Que leur apportez-vous et qu'attendez vous d'eux?

Avec mon mari, nous leur apportons la joie de vivre. Nous souhaitons qu'ils deviennent des adultes épanouis et responsables. Nous leur demandons simplement d'être eux-même et nous n'avons aucune forme d'exigence pour ce qu'ils doivent devenir. Ils sont libres de choisir la voie qui sera la leur et de faire ce qu'ils aiment.

Bien sûr, Guillaume a une voie tracée. Mais il en est heureux. Il s'y prépare non seulement en faisant des études de politique internationale, mais aussi en parlant beaucoup avec son père. C'est un jeune homme bien dans ses baskets et cela me réjouit.

Enfant, quelle était votre vie?

J'ai eu une vie familiale très heureuse, à New York , mais surtout à Genève. Une vie sans complication avec des parents unis, des frères et des sœurs qui s'adorent.

Quelles étaient vos rêves?

Devenir danseuse. J'ai fait 17 ans de danse classique.

Qu'aimez-vous le plus faire dans la vie de tous les jours?

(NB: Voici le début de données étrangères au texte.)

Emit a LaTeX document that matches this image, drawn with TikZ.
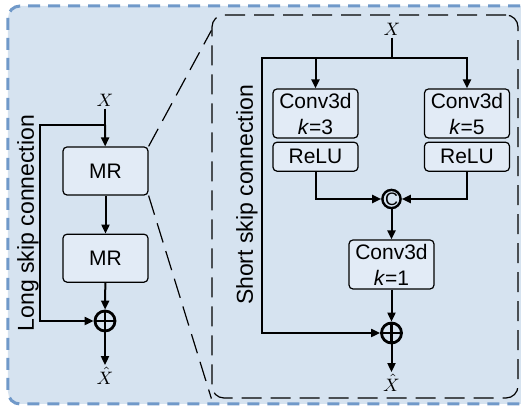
\documentclass[tikz,border=0pt]{standalone}
\usepackage{fontspec}
\setmainfont{Liberation Sans}
\usetikzlibrary{positioning,arrows.meta}
\definecolor{bgblue}{RGB}{214,227,240}
\definecolor{boxblue}{RGB}{226,235,246}
\definecolor{frameblue}{RGB}{112,153,201}

\begin{document}
\begin{tikzpicture}[
    x=0.5pt, y=-0.5pt,
    box/.style={draw, rounded corners=2pt, fill=boxblue, line width=0.6pt, align=center, font=\fontsize{10.5}{13}\selectfont, inner sep=0pt},
    mrbox/.style={box, minimum width=42.5pt, minimum height=24pt},
    convbox/.style={box, minimum width=42.5pt, minimum height=24.5pt},
    relubox/.style={box, minimum width=42.5pt, minimum height=14.5pt},
    plus/.style={draw, circle, line width=1.4pt, minimum size=10pt, inner sep=0pt,
      path picture={\draw[line width=1.4pt] (path picture bounding box.north) -- (path picture bounding box.south) (path picture bounding box.west) -- (path picture bounding box.east);}},
    catnode/.style={draw, circle, line width=1.2pt, minimum size=9pt, inner sep=0pt, font=\fontsize{9}{9}\selectfont},
    arrow/.style={-{Triangle[length=4.5pt,width=4pt]}, line width=1pt},
    line/.style={line width=1pt},
    zoom/.style={dash pattern=on 10pt off 4.5pt, line width=0.6pt},
    skiplabel/.style={rotate=90, font=\fontsize{11.5}{13}\selectfont},
    var/.style={font=\fontsize{9}{10}\selectfont, inner sep=1pt}
  ]
  \useasboundingbox (0,0) rectangle (521,406);
  % frames
  \draw[frameblue, fill=bgblue, line width=1.5pt, dash pattern=on 6pt off 4pt, rounded corners=6pt] (8,6) rectangle (560,404);
  \node[draw, zoom, rounded corners=6pt, minimum width=153pt, minimum height=191.5pt, inner sep=0pt] (frame) at (365,206.5) {};

  % long skip part
  \node[var] (x1) at (105,100) {$X$};
  \coordinate (split1) at (105,125);
  \coordinate (skip1) at (40,125);
  \node[mrbox] (mr1) at (105.5,171) {MR};
  \node[mrbox, below=19pt of mr1] (mr2) {MR};
  \node[plus] (sum1) at (105,321) {};
  \node[var] (xh1) at (105,376) {$\hat{X}$};
  \node[skiplabel] (lsc) at (28,223) {Long skip connection};

  \draw[line] (x1) -- (split1);
  \draw[arrow] (split1) -- (mr1);
  \draw[arrow] (mr1) -- (mr2);
  \draw[arrow] (mr2) -- (sum1);
  \draw[arrow] (split1) -- (skip1) |- (sum1);
  \draw[arrow] (sum1) -- (xh1);

  \draw[zoom] (mr1.north east) -- ([yshift=-8pt]frame.north west);
  \draw[zoom] (mr1.south east) -- (frame.south west);

  % MR block
  \node[var] (x2) at (392,29) {$X$};
  \coordinate (split2) at (392,58);
  \coordinate (skip2) at (262,58);
  \node[convbox] (c3) at (315.5,113.5) {Conv3d\\\textit{k}=3};
  \node[relubox, below=1.5pt of c3] (r3) {ReLU};
  \node[convbox] (c5) at (467,113.5) {Conv3d\\\textit{k}=5};
  \node[relubox, below=1.5pt of c5] (r5) {ReLU};
  \node[catnode] (cat) at (391.5,199) {C};
  \node[convbox] (c1) at (391.5,264.5) {Conv3d\\\textit{k}=1};
  \node[plus] (sum2) at (391.5,333) {};
  \node[var] (xh2) at (391.5,383) {$\hat{X}$};
  \node[skiplabel] (ssc) at (247,195) {Short skip connection};

  \draw[line] (x2) -- (split2);
  \draw[arrow] (split2) -| (c3);
  \draw[arrow] (split2) -| (c5);
  \draw[arrow] (r3) |- (cat);
  \draw[arrow] (r5) |- (cat);
  \draw[arrow] (cat) -- (c1);
  \draw[arrow] (c1) -- (sum2);
  \draw[arrow] (split2) -- (skip2) |- (sum2);
  \draw[arrow] (sum2) -- (xh2);
\end{tikzpicture}
\end{document}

Rencontrer des gens, échanger des idées, avoir des projets, philosopher sur l'éducation, la famille, les enfants.

Vous fêtez aujourd'hui votre anniversaire. Avez-vous peur de vieillir?

Non parce qu'on peut vieillir en beauté, en étant épanouie et en restant passionnée par des défis.

Qu'attendez-vous du futur?

Si j'ai demain le même bonheur qu'aujourd'hui, je ne demande rien de plus.